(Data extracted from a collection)
◆ ◆ ◆
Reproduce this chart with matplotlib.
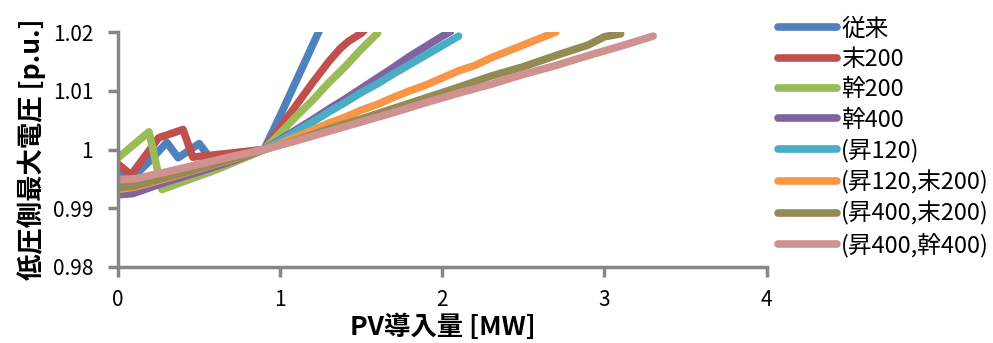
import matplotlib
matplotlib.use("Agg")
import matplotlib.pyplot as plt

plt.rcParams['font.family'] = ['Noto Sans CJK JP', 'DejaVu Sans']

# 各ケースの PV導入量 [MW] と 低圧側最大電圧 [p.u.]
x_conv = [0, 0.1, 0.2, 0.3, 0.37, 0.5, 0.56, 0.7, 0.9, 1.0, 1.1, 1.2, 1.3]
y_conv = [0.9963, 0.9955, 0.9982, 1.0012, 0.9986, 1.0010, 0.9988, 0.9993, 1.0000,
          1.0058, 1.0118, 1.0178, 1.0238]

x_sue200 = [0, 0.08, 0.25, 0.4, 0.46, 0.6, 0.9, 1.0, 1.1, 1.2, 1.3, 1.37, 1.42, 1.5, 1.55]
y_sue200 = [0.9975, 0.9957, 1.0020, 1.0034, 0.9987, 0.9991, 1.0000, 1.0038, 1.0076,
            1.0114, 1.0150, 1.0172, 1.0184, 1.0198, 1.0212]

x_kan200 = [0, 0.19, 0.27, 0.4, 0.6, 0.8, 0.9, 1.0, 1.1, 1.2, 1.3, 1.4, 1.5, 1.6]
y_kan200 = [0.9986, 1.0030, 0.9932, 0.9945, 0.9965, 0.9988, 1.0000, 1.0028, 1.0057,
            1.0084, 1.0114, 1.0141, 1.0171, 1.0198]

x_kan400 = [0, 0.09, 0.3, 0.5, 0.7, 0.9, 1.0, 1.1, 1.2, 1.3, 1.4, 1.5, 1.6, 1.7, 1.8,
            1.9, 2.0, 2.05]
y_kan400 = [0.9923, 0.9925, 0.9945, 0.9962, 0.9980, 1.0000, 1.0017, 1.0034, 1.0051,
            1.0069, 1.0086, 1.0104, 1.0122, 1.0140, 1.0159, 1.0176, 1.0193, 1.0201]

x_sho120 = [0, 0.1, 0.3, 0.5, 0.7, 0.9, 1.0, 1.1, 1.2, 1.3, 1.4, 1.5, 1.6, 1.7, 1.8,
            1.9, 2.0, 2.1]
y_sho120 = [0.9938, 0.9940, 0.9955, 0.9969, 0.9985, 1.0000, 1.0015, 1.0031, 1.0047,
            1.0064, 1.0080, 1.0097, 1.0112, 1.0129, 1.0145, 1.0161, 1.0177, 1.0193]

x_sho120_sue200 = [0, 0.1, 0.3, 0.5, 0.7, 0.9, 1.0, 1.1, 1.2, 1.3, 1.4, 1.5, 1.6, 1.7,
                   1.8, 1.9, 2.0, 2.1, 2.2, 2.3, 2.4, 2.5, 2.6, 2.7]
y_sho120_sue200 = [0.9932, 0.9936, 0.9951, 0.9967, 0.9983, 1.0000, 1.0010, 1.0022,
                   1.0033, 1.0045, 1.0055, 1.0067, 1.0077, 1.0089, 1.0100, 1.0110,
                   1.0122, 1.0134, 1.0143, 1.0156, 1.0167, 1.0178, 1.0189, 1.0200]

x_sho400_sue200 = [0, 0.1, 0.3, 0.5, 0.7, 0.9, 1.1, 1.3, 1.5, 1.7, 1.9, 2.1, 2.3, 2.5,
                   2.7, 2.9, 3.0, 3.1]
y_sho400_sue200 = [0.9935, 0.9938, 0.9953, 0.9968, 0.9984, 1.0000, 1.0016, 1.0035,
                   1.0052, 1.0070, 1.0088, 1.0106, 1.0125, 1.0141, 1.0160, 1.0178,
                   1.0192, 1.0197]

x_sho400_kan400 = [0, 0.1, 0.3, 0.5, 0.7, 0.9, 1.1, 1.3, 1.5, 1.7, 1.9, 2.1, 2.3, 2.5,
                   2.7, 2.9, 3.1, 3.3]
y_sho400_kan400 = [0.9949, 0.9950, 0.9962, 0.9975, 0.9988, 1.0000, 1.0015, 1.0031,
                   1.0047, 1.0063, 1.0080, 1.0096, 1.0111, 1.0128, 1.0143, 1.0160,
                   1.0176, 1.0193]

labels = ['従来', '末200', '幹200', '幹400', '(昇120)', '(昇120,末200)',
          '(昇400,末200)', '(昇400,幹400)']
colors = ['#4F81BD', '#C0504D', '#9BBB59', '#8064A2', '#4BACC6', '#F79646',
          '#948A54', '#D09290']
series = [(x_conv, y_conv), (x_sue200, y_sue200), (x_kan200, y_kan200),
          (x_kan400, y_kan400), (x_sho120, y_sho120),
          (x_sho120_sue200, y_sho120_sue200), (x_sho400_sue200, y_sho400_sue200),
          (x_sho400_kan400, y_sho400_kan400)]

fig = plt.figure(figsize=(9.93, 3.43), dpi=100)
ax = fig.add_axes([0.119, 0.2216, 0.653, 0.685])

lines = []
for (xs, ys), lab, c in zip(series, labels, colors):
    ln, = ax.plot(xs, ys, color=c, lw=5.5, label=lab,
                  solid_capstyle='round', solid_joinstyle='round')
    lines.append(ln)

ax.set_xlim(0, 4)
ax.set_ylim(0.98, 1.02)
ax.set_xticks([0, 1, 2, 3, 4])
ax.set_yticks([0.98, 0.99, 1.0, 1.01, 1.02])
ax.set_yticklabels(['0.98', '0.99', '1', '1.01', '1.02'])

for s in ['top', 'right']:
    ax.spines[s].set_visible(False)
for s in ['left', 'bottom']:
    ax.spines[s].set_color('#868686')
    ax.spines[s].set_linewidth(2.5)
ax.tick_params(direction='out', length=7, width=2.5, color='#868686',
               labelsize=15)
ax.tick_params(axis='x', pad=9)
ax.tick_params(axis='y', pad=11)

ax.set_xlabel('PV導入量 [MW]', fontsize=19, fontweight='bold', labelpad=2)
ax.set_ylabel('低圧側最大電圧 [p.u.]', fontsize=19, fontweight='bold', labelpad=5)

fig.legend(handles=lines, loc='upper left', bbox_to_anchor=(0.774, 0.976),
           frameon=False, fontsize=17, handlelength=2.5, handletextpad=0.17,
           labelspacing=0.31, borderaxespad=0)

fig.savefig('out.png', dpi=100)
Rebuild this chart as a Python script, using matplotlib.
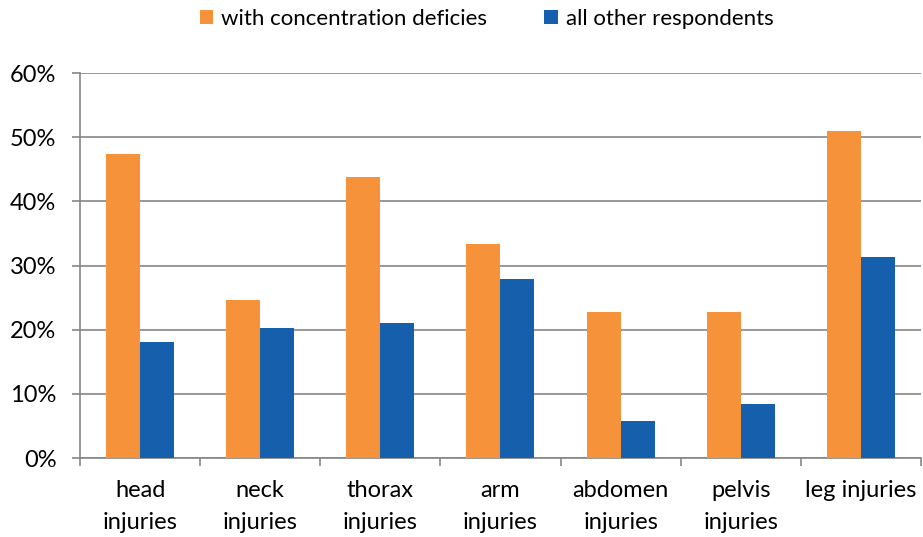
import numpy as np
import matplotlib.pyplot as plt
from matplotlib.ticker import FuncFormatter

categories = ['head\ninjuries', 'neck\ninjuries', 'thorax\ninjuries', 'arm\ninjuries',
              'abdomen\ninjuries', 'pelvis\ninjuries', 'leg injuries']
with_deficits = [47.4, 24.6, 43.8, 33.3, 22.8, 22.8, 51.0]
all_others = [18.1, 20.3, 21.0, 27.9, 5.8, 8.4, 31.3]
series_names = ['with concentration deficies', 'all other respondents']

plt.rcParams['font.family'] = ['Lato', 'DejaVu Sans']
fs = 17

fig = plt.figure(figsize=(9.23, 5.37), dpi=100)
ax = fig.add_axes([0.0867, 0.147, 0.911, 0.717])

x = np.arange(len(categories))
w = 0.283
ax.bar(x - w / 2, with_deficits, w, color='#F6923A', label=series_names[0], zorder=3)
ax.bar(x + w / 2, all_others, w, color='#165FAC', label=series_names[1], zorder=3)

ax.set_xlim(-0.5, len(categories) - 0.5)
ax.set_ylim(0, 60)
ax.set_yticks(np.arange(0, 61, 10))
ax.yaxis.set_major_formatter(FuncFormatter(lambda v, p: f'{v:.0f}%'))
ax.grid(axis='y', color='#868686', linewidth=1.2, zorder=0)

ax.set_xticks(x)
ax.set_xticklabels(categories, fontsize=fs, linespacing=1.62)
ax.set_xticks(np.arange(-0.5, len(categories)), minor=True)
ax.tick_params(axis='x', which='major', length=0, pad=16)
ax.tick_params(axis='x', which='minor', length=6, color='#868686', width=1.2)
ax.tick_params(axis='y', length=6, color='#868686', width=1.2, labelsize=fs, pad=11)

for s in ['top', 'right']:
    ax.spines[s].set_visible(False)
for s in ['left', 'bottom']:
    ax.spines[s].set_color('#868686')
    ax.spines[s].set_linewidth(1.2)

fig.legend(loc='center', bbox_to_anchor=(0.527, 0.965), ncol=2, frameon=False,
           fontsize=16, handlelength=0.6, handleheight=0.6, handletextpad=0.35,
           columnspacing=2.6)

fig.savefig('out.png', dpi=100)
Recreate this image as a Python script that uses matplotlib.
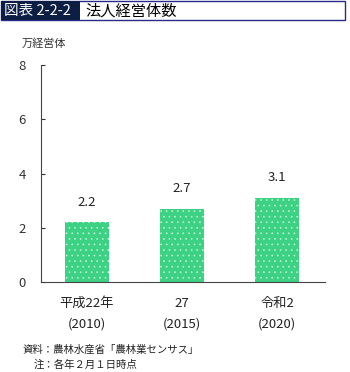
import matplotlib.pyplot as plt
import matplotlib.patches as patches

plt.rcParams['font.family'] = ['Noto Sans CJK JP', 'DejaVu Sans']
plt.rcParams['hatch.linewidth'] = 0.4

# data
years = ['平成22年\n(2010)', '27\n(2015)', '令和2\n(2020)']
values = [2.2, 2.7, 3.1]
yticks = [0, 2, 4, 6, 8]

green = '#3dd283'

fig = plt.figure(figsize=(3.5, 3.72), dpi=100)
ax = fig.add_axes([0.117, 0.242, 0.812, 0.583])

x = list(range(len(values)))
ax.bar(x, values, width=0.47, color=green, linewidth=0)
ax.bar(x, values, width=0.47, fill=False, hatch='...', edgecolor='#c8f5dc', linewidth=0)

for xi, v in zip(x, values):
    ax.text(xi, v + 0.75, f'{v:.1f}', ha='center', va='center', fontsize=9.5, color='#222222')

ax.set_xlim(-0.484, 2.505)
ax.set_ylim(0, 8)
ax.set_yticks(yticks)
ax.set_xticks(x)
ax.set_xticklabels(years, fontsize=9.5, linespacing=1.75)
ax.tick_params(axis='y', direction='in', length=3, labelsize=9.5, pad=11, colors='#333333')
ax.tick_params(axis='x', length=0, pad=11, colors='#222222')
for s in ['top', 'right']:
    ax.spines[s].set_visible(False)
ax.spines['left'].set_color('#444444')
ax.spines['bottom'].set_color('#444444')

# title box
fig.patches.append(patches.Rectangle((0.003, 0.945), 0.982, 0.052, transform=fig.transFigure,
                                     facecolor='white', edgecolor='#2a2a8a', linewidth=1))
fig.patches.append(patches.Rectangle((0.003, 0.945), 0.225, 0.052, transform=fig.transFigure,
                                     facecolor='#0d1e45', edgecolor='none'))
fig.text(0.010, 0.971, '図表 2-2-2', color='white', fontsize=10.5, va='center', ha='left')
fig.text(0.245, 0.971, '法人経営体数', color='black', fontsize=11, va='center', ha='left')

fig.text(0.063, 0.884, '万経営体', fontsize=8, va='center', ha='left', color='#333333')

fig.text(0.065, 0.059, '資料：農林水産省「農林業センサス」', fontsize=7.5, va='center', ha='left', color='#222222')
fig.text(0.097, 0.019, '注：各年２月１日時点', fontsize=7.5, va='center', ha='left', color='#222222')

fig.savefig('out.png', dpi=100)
◆ ◆ ◆
§ What you should do
Transcribe, from the records above, the first line and every line after it up to and including the line with "1.0114, 1.0150, 1.0172, 1.0184, 1.0198, 1.0212]"; omit pictures.

§ Output for this task
Reproduce this chart with matplotlib.
import matplotlib
matplotlib.use("Agg")
import matplotlib.pyplot as plt

plt.rcParams['font.family'] = ['Noto Sans CJK JP', 'DejaVu Sans']

# 各ケースの PV導入量 [MW] と 低圧側最大電圧 [p.u.]
x_conv = [0, 0.1, 0.2, 0.3, 0.37, 0.5, 0.56, 0.7, 0.9, 1.0, 1.1, 1.2, 1.3]
y_conv = [0.9963, 0.9955, 0.9982, 1.0012, 0.9986, 1.0010, 0.9988, 0.9993, 1.0000,
          1.0058, 1.0118, 1.0178, 1.0238]

x_sue200 = [0, 0.08, 0.25, 0.4, 0.46, 0.6, 0.9, 1.0, 1.1, 1.2, 1.3, 1.37, 1.42, 1.5, 1.55]
y_sue200 = [0.9975, 0.9957, 1.0020, 1.0034, 0.9987, 0.9991, 1.0000, 1.0038, 1.0076,
            1.0114, 1.0150, 1.0172, 1.0184, 1.0198, 1.0212]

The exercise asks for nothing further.